**WHAT TO WORK ON**. Will you output all of the data below exactly, omitting the images?

★ ★ ★ ★ ★ ★ ★

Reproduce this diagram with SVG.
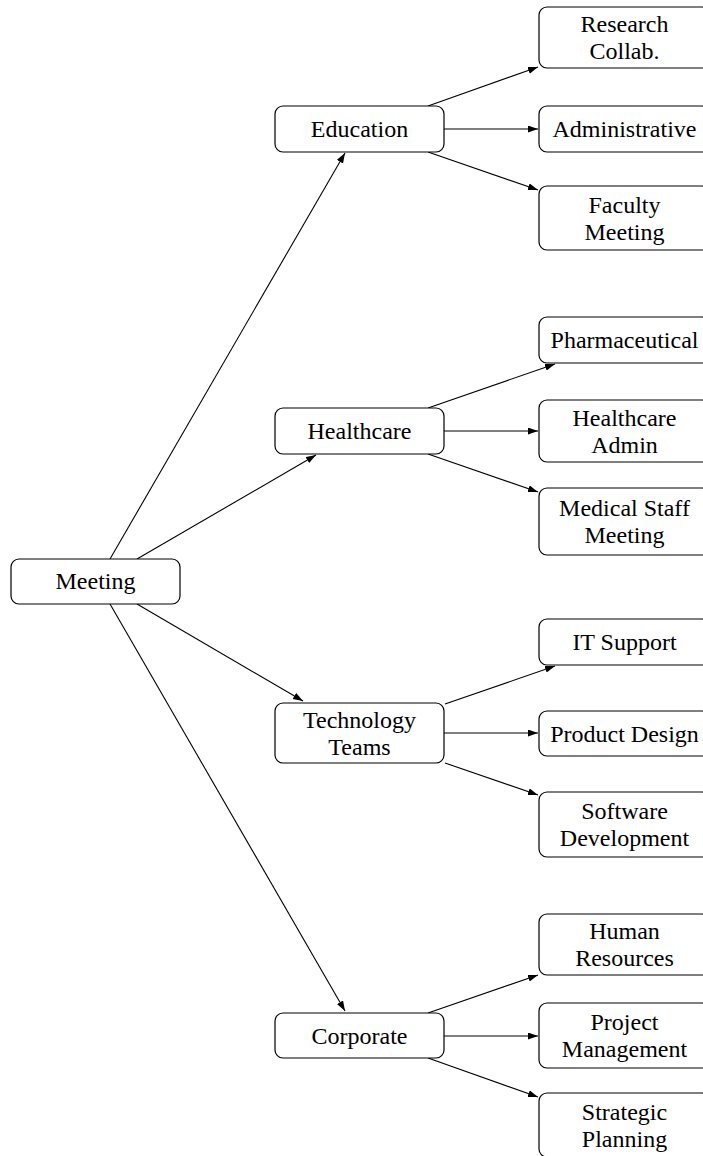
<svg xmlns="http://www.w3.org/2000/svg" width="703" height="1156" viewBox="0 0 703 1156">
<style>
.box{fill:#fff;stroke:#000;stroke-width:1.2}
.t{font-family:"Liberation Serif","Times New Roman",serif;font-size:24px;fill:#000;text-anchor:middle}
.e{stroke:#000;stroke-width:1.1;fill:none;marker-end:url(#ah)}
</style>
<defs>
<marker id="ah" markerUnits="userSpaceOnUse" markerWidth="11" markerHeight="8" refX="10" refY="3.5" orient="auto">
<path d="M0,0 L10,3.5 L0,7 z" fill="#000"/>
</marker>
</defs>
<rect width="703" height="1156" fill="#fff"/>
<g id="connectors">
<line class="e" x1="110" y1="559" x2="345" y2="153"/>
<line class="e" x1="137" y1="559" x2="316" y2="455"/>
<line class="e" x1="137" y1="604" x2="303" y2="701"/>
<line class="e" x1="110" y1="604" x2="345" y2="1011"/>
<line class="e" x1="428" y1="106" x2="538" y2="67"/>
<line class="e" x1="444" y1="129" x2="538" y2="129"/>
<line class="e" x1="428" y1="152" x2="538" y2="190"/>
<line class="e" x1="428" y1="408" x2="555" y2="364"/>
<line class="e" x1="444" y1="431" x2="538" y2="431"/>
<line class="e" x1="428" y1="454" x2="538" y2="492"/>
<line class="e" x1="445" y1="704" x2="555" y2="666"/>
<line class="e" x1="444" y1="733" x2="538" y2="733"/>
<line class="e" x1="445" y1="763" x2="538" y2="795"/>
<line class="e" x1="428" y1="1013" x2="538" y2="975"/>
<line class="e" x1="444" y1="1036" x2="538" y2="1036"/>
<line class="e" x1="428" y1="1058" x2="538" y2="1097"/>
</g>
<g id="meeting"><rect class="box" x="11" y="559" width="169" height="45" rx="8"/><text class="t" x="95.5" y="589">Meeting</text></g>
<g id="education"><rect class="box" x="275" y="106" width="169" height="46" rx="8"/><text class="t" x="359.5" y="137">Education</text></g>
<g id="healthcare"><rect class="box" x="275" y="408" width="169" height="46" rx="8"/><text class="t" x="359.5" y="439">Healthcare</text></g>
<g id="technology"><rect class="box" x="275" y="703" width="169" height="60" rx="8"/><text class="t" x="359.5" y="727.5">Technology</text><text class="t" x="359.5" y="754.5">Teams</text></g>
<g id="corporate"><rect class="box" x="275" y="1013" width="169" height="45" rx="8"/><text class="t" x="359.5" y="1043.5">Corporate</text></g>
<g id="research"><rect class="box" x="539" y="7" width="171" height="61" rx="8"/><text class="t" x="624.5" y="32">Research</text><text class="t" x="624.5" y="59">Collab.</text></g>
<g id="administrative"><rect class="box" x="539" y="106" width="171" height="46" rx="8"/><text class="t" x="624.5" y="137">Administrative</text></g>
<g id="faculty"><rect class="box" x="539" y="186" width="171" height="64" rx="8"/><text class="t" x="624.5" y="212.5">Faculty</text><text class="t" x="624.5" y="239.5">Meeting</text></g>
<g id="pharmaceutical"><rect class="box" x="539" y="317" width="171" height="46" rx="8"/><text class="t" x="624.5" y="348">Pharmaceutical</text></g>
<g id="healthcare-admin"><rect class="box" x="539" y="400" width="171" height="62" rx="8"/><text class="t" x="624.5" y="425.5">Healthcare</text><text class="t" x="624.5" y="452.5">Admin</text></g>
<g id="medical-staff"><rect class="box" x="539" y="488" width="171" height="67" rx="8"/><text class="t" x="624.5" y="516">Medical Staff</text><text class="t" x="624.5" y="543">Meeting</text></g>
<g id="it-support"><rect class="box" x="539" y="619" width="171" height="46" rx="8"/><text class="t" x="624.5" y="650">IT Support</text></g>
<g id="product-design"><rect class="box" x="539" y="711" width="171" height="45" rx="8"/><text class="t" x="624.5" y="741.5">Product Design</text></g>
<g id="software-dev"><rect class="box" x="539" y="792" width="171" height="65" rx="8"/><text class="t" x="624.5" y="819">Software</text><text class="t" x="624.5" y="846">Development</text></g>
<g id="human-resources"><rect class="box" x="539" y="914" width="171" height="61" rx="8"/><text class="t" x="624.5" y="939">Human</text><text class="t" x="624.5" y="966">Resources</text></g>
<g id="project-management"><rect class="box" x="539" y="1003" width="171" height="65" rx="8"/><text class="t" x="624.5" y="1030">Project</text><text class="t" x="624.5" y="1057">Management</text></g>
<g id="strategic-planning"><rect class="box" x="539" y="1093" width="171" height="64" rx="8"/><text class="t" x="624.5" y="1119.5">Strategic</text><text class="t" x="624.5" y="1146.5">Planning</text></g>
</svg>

★ ★ ★ ★ ★ ★ ★

**SOLUTION BELOW**.
Reproduce this diagram with SVG.
<svg xmlns="http://www.w3.org/2000/svg" width="703" height="1156" viewBox="0 0 703 1156">
<style>
.box{fill:#fff;stroke:#000;stroke-width:1.2}
.t{font-family:"Liberation Serif","Times New Roman",serif;font-size:24px;fill:#000;text-anchor:middle}
.e{stroke:#000;stroke-width:1.1;fill:none;marker-end:url(#ah)}
</style>
<defs>
<marker id="ah" markerUnits="userSpaceOnUse" markerWidth="11" markerHeight="8" refX="10" refY="3.5" orient="auto">
<path d="M0,0 L10,3.5 L0,7 z" fill="#000"/>
</marker>
</defs>
<rect width="703" height="1156" fill="#fff"/>
<g id="connectors">
<line class="e" x1="110" y1="559" x2="345" y2="153"/>
<line class="e" x1="137" y1="559" x2="316" y2="455"/>
<line class="e" x1="137" y1="604" x2="303" y2="701"/>
<line class="e" x1="110" y1="604" x2="345" y2="1011"/>
<line class="e" x1="428" y1="106" x2="538" y2="67"/>
<line class="e" x1="444" y1="129" x2="538" y2="129"/>
<line class="e" x1="428" y1="152" x2="538" y2="190"/>
<line class="e" x1="428" y1="408" x2="555" y2="364"/>
<line class="e" x1="444" y1="431" x2="538" y2="431"/>
<line class="e" x1="428" y1="454" x2="538" y2="492"/>
<line class="e" x1="445" y1="704" x2="555" y2="666"/>
<line class="e" x1="444" y1="733" x2="538" y2="733"/>
<line class="e" x1="445" y1="763" x2="538" y2="795"/>
<line class="e" x1="428" y1="1013" x2="538" y2="975"/>
<line class="e" x1="444" y1="1036" x2="538" y2="1036"/>
<line class="e" x1="428" y1="1058" x2="538" y2="1097"/>
</g>
<g id="meeting"><rect class="box" x="11" y="559" width="169" height="45" rx="8"/><text class="t" x="95.5" y="589">Meeting</text></g>
<g id="education"><rect class="box" x="275" y="106" width="169" height="46" rx="8"/><text class="t" x="359.5" y="137">Education</text></g>
<g id="healthcare"><rect class="box" x="275" y="408" width="169" height="46" rx="8"/><text class="t" x="359.5" y="439">Healthcare</text></g>
<g id="technology"><rect class="box" x="275" y="703" width="169" height="60" rx="8"/><text class="t" x="359.5" y="727.5">Technology</text><text class="t" x="359.5" y="754.5">Teams</text></g>
<g id="corporate"><rect class="box" x="275" y="1013" width="169" height="45" rx="8"/><text class="t" x="359.5" y="1043.5">Corporate</text></g>
<g id="research"><rect class="box" x="539" y="7" width="171" height="61" rx="8"/><text class="t" x="624.5" y="32">Research</text><text class="t" x="624.5" y="59">Collab.</text></g>
<g id="administrative"><rect class="box" x="539" y="106" width="171" height="46" rx="8"/><text class="t" x="624.5" y="137">Administrative</text></g>
<g id="faculty"><rect class="box" x="539" y="186" width="171" height="64" rx="8"/><text class="t" x="624.5" y="212.5">Faculty</text><text class="t" x="624.5" y="239.5">Meeting</text></g>
<g id="pharmaceutical"><rect class="box" x="539" y="317" width="171" height="46" rx="8"/><text class="t" x="624.5" y="348">Pharmaceutical</text></g>
<g id="healthcare-admin"><rect class="box" x="539" y="400" width="171" height="62" rx="8"/><text class="t" x="624.5" y="425.5">Healthcare</text><text class="t" x="624.5" y="452.5">Admin</text></g>
<g id="medical-staff"><rect class="box" x="539" y="488" width="171" height="67" rx="8"/><text class="t" x="624.5" y="516">Medical Staff</text><text class="t" x="624.5" y="543">Meeting</text></g>
<g id="it-support"><rect class="box" x="539" y="619" width="171" height="46" rx="8"/><text class="t" x="624.5" y="650">IT Support</text></g>
<g id="product-design"><rect class="box" x="539" y="711" width="171" height="45" rx="8"/><text class="t" x="624.5" y="741.5">Product Design</text></g>
<g id="software-dev"><rect class="box" x="539" y="792" width="171" height="65" rx="8"/><text class="t" x="624.5" y="819">Software</text><text class="t" x="624.5" y="846">Development</text></g>
<g id="human-resources"><rect class="box" x="539" y="914" width="171" height="61" rx="8"/><text class="t" x="624.5" y="939">Human</text><text class="t" x="624.5" y="966">Resources</text></g>
<g id="project-management"><rect class="box" x="539" y="1003" width="171" height="65" rx="8"/><text class="t" x="624.5" y="1030">Project</text><text class="t" x="624.5" y="1057">Management</text></g>
<g id="strategic-planning"><rect class="box" x="539" y="1093" width="171" height="64" rx="8"/><text class="t" x="624.5" y="1119.5">Strategic</text><text class="t" x="624.5" y="1146.5">Planning</text></g>
</svg>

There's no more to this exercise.